>> Start

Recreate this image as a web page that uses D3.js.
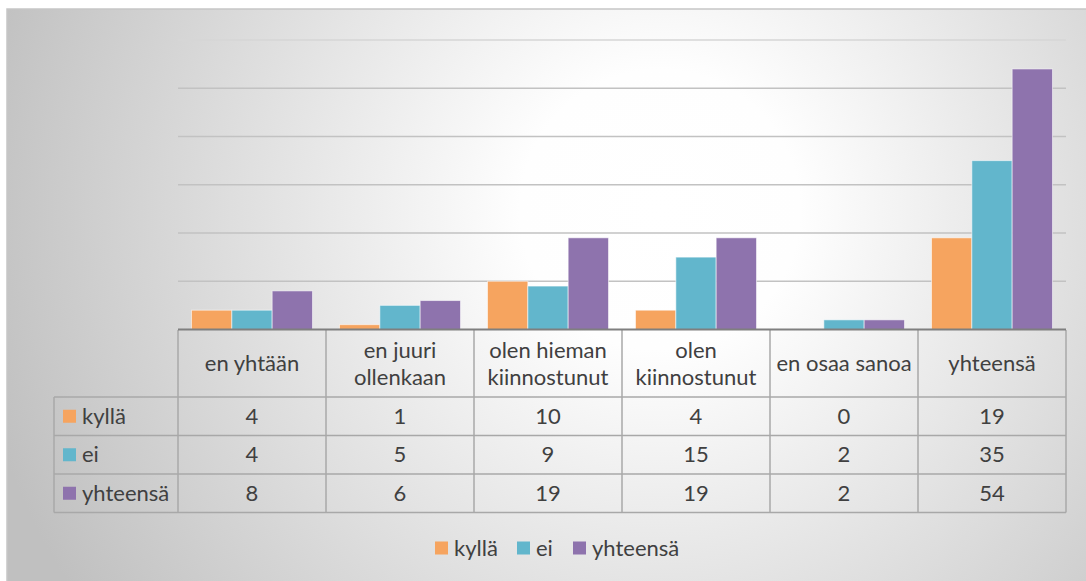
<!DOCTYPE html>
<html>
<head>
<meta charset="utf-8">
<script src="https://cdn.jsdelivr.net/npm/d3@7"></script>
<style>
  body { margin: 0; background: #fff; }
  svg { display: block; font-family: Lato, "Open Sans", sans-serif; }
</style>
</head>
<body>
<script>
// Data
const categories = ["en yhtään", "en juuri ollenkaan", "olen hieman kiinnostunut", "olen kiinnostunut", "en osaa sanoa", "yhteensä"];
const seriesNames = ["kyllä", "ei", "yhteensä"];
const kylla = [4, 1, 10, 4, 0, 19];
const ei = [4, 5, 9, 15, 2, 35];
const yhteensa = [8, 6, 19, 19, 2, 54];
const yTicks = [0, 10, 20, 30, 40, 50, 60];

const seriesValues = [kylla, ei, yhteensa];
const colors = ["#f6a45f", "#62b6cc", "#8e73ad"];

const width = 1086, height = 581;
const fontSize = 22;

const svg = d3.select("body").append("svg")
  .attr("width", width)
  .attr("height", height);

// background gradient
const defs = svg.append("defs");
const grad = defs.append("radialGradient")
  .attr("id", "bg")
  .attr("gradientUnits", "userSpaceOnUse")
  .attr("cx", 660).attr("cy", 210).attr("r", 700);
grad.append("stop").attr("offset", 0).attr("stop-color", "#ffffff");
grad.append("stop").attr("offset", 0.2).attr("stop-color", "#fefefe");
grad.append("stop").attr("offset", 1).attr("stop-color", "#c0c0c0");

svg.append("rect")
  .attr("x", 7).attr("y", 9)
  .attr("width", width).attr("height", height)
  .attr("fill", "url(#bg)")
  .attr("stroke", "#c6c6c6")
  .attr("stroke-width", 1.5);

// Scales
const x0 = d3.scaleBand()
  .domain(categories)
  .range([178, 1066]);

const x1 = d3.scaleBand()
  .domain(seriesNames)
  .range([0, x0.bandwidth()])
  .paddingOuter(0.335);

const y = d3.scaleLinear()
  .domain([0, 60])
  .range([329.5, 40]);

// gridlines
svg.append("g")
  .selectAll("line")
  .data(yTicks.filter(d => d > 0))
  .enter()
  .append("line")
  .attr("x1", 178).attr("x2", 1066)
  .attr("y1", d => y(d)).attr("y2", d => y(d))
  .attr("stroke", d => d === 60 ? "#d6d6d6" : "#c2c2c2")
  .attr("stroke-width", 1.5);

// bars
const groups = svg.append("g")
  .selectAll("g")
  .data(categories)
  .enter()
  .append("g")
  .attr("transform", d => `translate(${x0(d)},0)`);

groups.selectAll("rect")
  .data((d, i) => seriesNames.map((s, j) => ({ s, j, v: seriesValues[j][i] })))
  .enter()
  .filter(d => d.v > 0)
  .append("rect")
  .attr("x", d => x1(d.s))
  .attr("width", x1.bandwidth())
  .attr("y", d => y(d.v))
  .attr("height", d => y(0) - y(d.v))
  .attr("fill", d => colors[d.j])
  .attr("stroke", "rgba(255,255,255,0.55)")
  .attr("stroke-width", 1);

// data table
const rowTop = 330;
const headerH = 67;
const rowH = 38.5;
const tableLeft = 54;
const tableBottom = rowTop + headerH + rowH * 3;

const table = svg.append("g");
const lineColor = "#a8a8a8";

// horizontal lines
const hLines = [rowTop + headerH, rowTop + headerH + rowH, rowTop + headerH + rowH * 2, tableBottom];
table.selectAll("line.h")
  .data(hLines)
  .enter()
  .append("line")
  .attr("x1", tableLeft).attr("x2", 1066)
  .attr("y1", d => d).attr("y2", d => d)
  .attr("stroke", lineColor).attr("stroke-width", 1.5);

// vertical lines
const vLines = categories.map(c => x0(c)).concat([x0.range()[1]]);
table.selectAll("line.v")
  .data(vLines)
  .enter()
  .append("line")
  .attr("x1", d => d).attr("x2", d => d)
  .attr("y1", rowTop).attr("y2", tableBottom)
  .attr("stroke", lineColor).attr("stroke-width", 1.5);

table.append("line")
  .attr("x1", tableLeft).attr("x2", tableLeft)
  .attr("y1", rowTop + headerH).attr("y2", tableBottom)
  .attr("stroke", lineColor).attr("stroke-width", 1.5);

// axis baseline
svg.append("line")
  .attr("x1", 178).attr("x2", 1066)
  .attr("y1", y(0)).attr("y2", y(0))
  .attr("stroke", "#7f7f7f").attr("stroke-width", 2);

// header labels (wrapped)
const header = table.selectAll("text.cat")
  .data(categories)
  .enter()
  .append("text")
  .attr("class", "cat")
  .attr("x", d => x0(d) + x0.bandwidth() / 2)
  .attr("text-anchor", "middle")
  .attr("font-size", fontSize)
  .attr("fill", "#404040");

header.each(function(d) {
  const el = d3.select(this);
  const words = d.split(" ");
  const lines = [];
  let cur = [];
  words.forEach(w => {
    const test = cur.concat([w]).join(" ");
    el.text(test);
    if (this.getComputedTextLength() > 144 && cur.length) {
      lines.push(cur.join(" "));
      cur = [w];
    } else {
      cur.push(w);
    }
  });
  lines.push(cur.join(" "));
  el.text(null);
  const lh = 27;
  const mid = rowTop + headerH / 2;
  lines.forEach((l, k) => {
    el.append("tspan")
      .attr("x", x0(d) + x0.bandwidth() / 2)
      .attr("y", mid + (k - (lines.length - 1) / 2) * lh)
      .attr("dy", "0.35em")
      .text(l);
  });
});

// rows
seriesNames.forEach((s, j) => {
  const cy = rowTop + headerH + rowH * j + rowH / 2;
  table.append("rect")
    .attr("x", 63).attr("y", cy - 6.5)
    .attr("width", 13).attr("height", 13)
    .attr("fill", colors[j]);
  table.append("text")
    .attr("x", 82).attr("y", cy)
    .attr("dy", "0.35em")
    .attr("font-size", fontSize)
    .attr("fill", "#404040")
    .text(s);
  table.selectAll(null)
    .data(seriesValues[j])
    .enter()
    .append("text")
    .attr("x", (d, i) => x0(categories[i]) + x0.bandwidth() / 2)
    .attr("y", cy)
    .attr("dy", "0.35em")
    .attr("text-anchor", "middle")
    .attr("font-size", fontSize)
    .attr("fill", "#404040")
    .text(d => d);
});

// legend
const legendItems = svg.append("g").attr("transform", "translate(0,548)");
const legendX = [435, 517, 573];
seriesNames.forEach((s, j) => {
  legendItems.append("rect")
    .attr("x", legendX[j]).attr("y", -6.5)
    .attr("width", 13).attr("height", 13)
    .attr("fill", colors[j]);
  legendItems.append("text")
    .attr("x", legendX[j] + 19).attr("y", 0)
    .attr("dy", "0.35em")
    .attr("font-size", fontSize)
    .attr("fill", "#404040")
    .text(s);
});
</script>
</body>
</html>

>> End

*Problem statement:* Copy the data character for character, but drop all pictures from the copy.

*Worked answer:*
Recreate this image as a web page that uses D3.js.
<!DOCTYPE html>
<html>
<head>
<meta charset="utf-8">
<script src="https://cdn.jsdelivr.net/npm/d3@7"></script>
<style>
  body { margin: 0; background: #fff; }
  svg { display: block; font-family: Lato, "Open Sans", sans-serif; }
</style>
</head>
<body>
<script>
// Data
const categories = ["en yhtään", "en juuri ollenkaan", "olen hieman kiinnostunut", "olen kiinnostunut", "en osaa sanoa", "yhteensä"];
const seriesNames = ["kyllä", "ei", "yhteensä"];
const kylla = [4, 1, 10, 4, 0, 19];
const ei = [4, 5, 9, 15, 2, 35];
const yhteensa = [8, 6, 19, 19, 2, 54];
const yTicks = [0, 10, 20, 30, 40, 50, 60];

const seriesValues = [kylla, ei, yhteensa];
const colors = ["#f6a45f", "#62b6cc", "#8e73ad"];

const width = 1086, height = 581;
const fontSize = 22;

const svg = d3.select("body").append("svg")
  .attr("width", width)
  .attr("height", height);

// background gradient
const defs = svg.append("defs");
const grad = defs.append("radialGradient")
  .attr("id", "bg")
  .attr("gradientUnits", "userSpaceOnUse")
  .attr("cx", 660).attr("cy", 210).attr("r", 700);
grad.append("stop").attr("offset", 0).attr("stop-color", "#ffffff");
grad.append("stop").attr("offset", 0.2).attr("stop-color", "#fefefe");
grad.append("stop").attr("offset", 1).attr("stop-color", "#c0c0c0");

svg.append("rect")
  .attr("x", 7).attr("y", 9)
  .attr("width", width).attr("height", height)
  .attr("fill", "url(#bg)")
  .attr("stroke", "#c6c6c6")
  .attr("stroke-width", 1.5);

// Scales
const x0 = d3.scaleBand()
  .domain(categories)
  .range([178, 1066]);

const x1 = d3.scaleBand()
  .domain(seriesNames)
  .range([0, x0.bandwidth()])
  .paddingOuter(0.335);

const y = d3.scaleLinear()
  .domain([0, 60])
  .range([329.5, 40]);

// gridlines
svg.append("g")
  .selectAll("line")
  .data(yTicks.filter(d => d > 0))
  .enter()
  .append("line")
  .attr("x1", 178).attr("x2", 1066)
  .attr("y1", d => y(d)).attr("y2", d => y(d))
  .attr("stroke", d => d === 60 ? "#d6d6d6" : "#c2c2c2")
  .attr("stroke-width", 1.5);

// bars
const groups = svg.append("g")
  .selectAll("g")
  .data(categories)
  .enter()
  .append("g")
  .attr("transform", d => `translate(${x0(d)},0)`);

groups.selectAll("rect")
  .data((d, i) => seriesNames.map((s, j) => ({ s, j, v: seriesValues[j][i] })))
  .enter()
  .filter(d => d.v > 0)
  .append("rect")
  .attr("x", d => x1(d.s))
  .attr("width", x1.bandwidth())
  .attr("y", d => y(d.v))
  .attr("height", d => y(0) - y(d.v))
  .attr("fill", d => colors[d.j])
  .attr("stroke", "rgba(255,255,255,0.55)")
  .attr("stroke-width", 1);

// data table
const rowTop = 330;
const headerH = 67;
const rowH = 38.5;
const tableLeft = 54;
const tableBottom = rowTop + headerH + rowH * 3;

const table = svg.append("g");
const lineColor = "#a8a8a8";

// horizontal lines
const hLines = [rowTop + headerH, rowTop + headerH + rowH, rowTop + headerH + rowH * 2, tableBottom];
table.selectAll("line.h")
  .data(hLines)
  .enter()
  .append("line")
  .attr("x1", tableLeft).attr("x2", 1066)
  .attr("y1", d => d).attr("y2", d => d)
  .attr("stroke", lineColor).attr("stroke-width", 1.5);

// vertical lines
const vLines = categories.map(c => x0(c)).concat([x0.range()[1]]);
table.selectAll("line.v")
  .data(vLines)
  .enter()
  .append("line")
  .attr("x1", d => d).attr("x2", d => d)
  .attr("y1", rowTop).attr("y2", tableBottom)
  .attr("stroke", lineColor).attr("stroke-width", 1.5);

table.append("line")
  .attr("x1", tableLeft).attr("x2", tableLeft)
  .attr("y1", rowTop + headerH).attr("y2", tableBottom)
  .attr("stroke", lineColor).attr("stroke-width", 1.5);

// axis baseline
svg.append("line")
  .attr("x1", 178).attr("x2", 1066)
  .attr("y1", y(0)).attr("y2", y(0))
  .attr("stroke", "#7f7f7f").attr("stroke-width", 2);

// header labels (wrapped)
const header = table.selectAll("text.cat")
  .data(categories)
  .enter()
  .append("text")
  .attr("class", "cat")
  .attr("x", d => x0(d) + x0.bandwidth() / 2)
  .attr("text-anchor", "middle")
  .attr("font-size", fontSize)
  .attr("fill", "#404040");

header.each(function(d) {
  const el = d3.select(this);
  const words = d.split(" ");
  const lines = [];
  let cur = [];
  words.forEach(w => {
    const test = cur.concat([w]).join(" ");
    el.text(test);
    if (this.getComputedTextLength() > 144 && cur.length) {
      lines.push(cur.join(" "));
      cur = [w];
    } else {
      cur.push(w);
    }
  });
  lines.push(cur.join(" "));
  el.text(null);
  const lh = 27;
  const mid = rowTop + headerH / 2;
  lines.forEach((l, k) => {
    el.append("tspan")
      .attr("x", x0(d) + x0.bandwidth() / 2)
      .attr("y", mid + (k - (lines.length - 1) / 2) * lh)
      .attr("dy", "0.35em")
      .text(l);
  });
});

// rows
seriesNames.forEach((s, j) => {
  const cy = rowTop + headerH + rowH * j + rowH / 2;
  table.append("rect")
    .attr("x", 63).attr("y", cy - 6.5)
    .attr("width", 13).attr("height", 13)
    .attr("fill", colors[j]);
  table.append("text")
    .attr("x", 82).attr("y", cy)
    .attr("dy", "0.35em")
    .attr("font-size", fontSize)
    .attr("fill", "#404040")
    .text(s);
  table.selectAll(null)
    .data(seriesValues[j])
    .enter()
    .append("text")
    .attr("x", (d, i) => x0(categories[i]) + x0.bandwidth() / 2)
    .attr("y", cy)
    .attr("dy", "0.35em")
    .attr("text-anchor", "middle")
    .attr("font-size", fontSize)
    .attr("fill", "#404040")
    .text(d => d);
});

// legend
const legendItems = svg.append("g").attr("transform", "translate(0,548)");
const legendX = [435, 517, 573];
seriesNames.forEach((s, j) => {
  legendItems.append("rect")
    .attr("x", legendX[j]).attr("y", -6.5)
    .attr("width", 13).attr("height", 13)
    .attr("fill", colors[j]);
  legendItems.append("text")
    .attr("x", legendX[j] + 19).attr("y", 0)
    .attr("dy", "0.35em")
    .attr("font-size", fontSize)
    .attr("fill", "#404040")
    .text(s);
});
</script>
</body>
</html>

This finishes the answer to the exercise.